Field of the Invention
The present invention relates to heat exchangers of the type used for transmitting heat from one fluid flow to another. The fluid flows may be both liquid or both gaseous, one liquid and the other gaseous, or one or both flows might be a mixture of liquid and gas.
Heat exchangers are of considerable importance in many manufacturing processes and in many manufactured goods. A continual problem with the design of heat exchangers is the compromise between efficiency and robustness. Efficiency is, in general, improved by using thinner primary plates made up into tubes or ducts of small cross-section (a primary plate being a plate directly separating two different fluid streams). However this often leads to fragility. Undue fragility is unacceptable for many uses of heat exchangers--for example in motor vehicles. It is therefore common practice to use secondary plates in heat exchangers to improve the heat exchangeability, the strength or both.

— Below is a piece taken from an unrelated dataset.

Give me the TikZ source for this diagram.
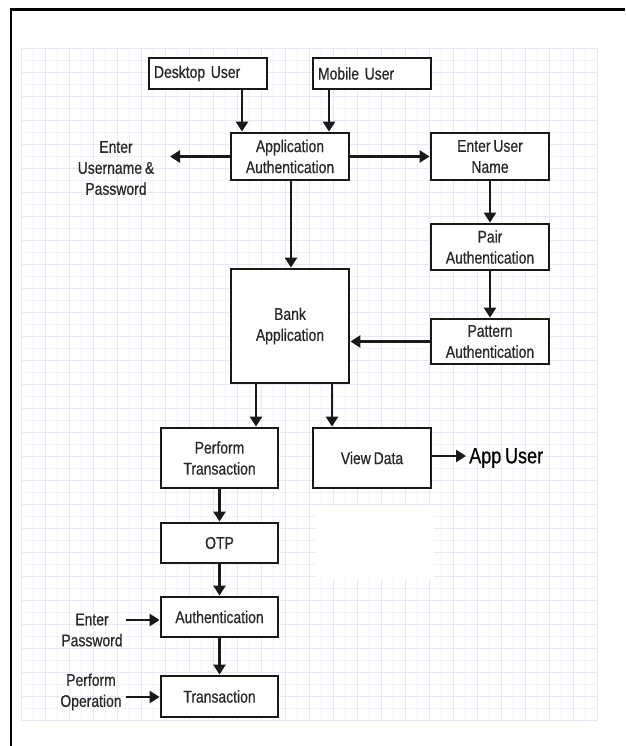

A typical form of secondary plate consists of a series of fins extending into or through one fluid flow stream and bonded to one or more primary plates dividing that fluid flow stream from one or more flow streams of the other fluid. One example of a finned arrangement is described in U.S. Pat. No. 2,471,582 where one fluid passes through a tube which has applied to its outer surface at least one heat transfer fin formed from the material known as expanded metal. Expanded metal is a well-known engineering material and consists of a mesh produced by forming a plurality of slits in a metal plate and expanding the plate. This type of heat exchanger is of necessity fairly bulky. Also the means whereby the fins are bonded to the primary surface, such as brazing, can limit the materials available and can give rise to corrosion problems. Flow streams can be in crossflow or in counterflow, and in the latter case special distributor sections can be required to achieve uniform flow.
A more recent invention, offering greater compactness and range of construction materials, is the Printed Circuit Heat Exchanger or PCHE, (U.S. Pat. No. 4,665,975), in which flat plates are photochemically etched with heat-transfer passages and then diffusion bonded together to form a solid block. This can operate at very high temperatures and pressures. As with the plate-fin heat exchanger, the flow streams can be in either cross or counterflow. The plates in this heat exchanger, however, are all primary, leading to an inefficient use of material for many purposes such as gas flows.
The use of secondary plates raises its own problems, as it inevitably results in greater complexity, and extra volume. The extra volume is undesirable, as space is usually a major factor in industrial conditions. There is therefore a need for heat exchangers having secondary plates providing improved heat transfer properties and increased strength without an inordinate increase in size.